TRANSPORT OF DELIGHT  for our lucky Woods Coach Driver, as he was treated to a hymn sandwich – at the start of our journey – ‘Guide me O Thou great Redeemer, PILGRIM through this barren land’, then homewards ‘He who would valiant be . . . . . his first avowed intent, to be a PILGRIM.’ Rev Mark then invited us to burst into song, should we wish. The only song which sprang into mind was ‘Winchester Cathedral do-do-be-doo-da . . .!’

Safely there within an hour and Rev Mark led a beautifully informal Communion Service in The Epiphany Chapel, where we greeted one another during The Peace with, ‘Christ is risen!’ The Burne-Jones stained glass window behind the altar shows the Three Wise Men presenting their gifts to Mary – It was pointed out to us that Mary is turning slightly away from the Magi, trying to protect Baby Jesus from such gloomy gifts.

Chris, our Guide for an hour’s tour, was a cross between teacher/actress/comedienne – an absolute joy to have met. There were so many stories to tell and to hear – Mary Tudor walked down the longest aisle in Europe to marry King Philip of Spain, who was much shorter than she. He’d given her a wedding present, a very valuable diamond necklace with a huge pearl dropper in the centre. When the marriage ended, rather shortly afterwards, the gift was sold in an attempt to affray the huge cost of the celebrations. During the 100s of years which passed, it was sold many times, fetching ever more large sums until it was purchased by Richard Burton for his wife, Elizabeth Taylor, for £6,000,000 or it could’ve been £60,000,000 – over £1million, it all seems meaningless. Liz wore the jewels for a party at home. During the evening, she found the pearl too heavy and placed it on a mantelpiece, from where it rolled on to the floor. Her pet pooch gobbled it up, but a short wait and it all ended happily! Elizabeth later sold the necklace, giving the proceeds to the AIDS Charity.

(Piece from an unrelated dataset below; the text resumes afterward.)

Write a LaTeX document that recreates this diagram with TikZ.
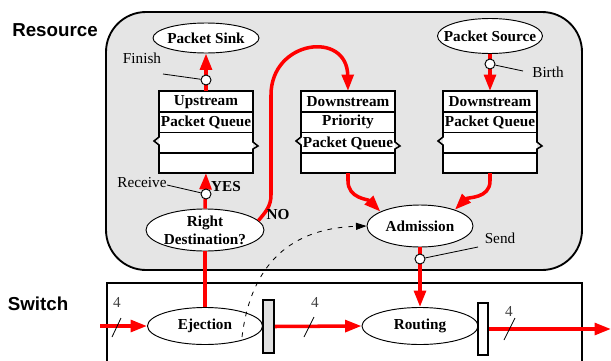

1906 – 1911 William Walker worked beneath the water and the Cathedral in his diving gear, sawing up the soggy remains of the buried rotting trees foundation (by hand, no elaborate electrical machinery) replacing them with cement, thus saving the subsiding Cathedral. He was the father of 13 children from his marriages to 2 sisters (the first of whom died before he began work at Winchester). After his death, the consecration of a statue to him was unveiled, which caused his wife to faint, saying ‘That’s not my Billy’ – the sculptor had been given the wrong portrait to copy. Not until 2000 was this error rectified.

Jane Austen is entombed beneath the Cathedral. She died after a few short days on a visit to Winchester. A careless junior clerk copied the details of her death certificate and on her plaque, it appears that she was buried 3 days before she died!! Chris assured us that she breathes no longer! (Now that I’ve criticised an ancient recorder, do so hope that the eagle eye of our Editor will correct any mistakes of mine!!)

The Chandos Chamber Choir from London enhanced the Evensong worship with their perfect singing and off we went to find the coach. I took a photo of King Arthur’s statue in the City, only to be told by someone who’d had an interesting History Teacher, such as Chris, that it was/is King Alfred!

Many thanks to Roland for his excellent planning and leadership – another day to remember for us all.